The big indexes were only modestly higher: the S&P 500 edged up, the Nasdaq barely moved, but the Dow and especially small caps did better, with the Russell 2000 up close to 1%. An equal-weight version of the market — where every stock counts the same — rose almost 1%, which tells you the average stock did better than the headline indexes suggest.
Breadth was decent: a bit more than half of stocks rose, and about two‑thirds of trading volume went into winners. Volatility stayed low, with the VIX around 17 and even drifting down, so this was not a panic-driven move.
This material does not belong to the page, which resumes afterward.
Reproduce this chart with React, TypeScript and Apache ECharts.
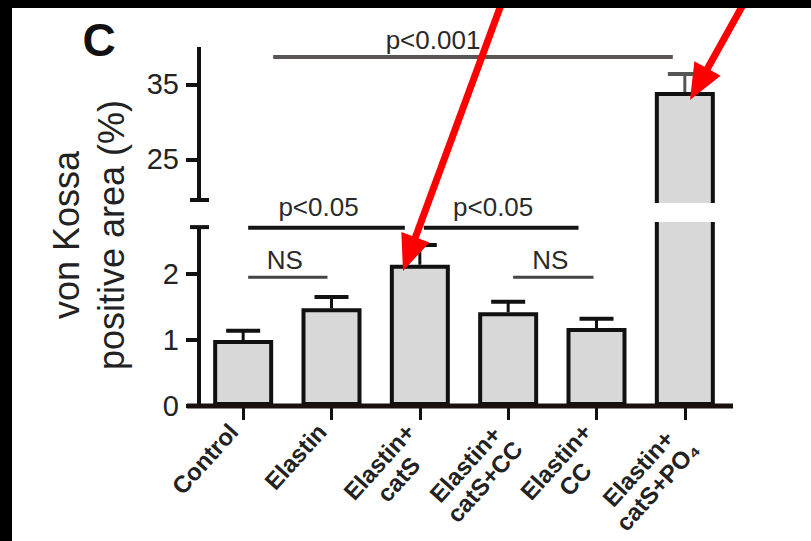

Money rotated. High‑beta (more swingy) stocks clearly beat low‑volatility names, and value outperformed growth for the day. Utilities, technology, and healthcare led, while energy, staples, and industrials lagged, hinting at some profit‑taking in recent winners like energy. Even within tech, leadership shuffled: a big AI name like Nvidia slipped, but other chipmakers and more speculative themes — quantum computing and space-related stocks — saw sharp gains on fresh policy support and IPO excitement.
Today’s data painted an economy that’s still humming, just not perfectly smooth. Weekly jobless claims dipped again, keeping the labor picture “stable.” Housing starts fell, especially for single-family homes, but building permits jumped, suggesting future construction isn’t dead. Manufacturing signals were mixed: a regional Philly Fed gauge softened, but a broader S&P manufacturing index stayed comfortably above the “growth” line, and the Atlanta Fed’s GDPNow estimate held around 4%.
Rates ticked a bit higher on the short end, mortgage rates are back above 6.5%, and there’s ongoing stress from the closed Strait of Hormuz and oil-related supply issues. Put together, the regime looks like this: stocks in a neutral-but-uptrend zone, volatility low, inflation pressures heating up again.
For a portfolio, today slightly lowers near‑term “shock” risk — markets are climbing with low volatility — but raises the question of how long earnings and AI enthusiasm can outrun rising rate and energy costs.
Key signals next: upcoming inflation data (PCE), consumer confidence, and more Fed comments on how worried they are about markets and global dollar funding, plus any change in the Iran/Strait situation that could re-jolt oil and inflation expectations.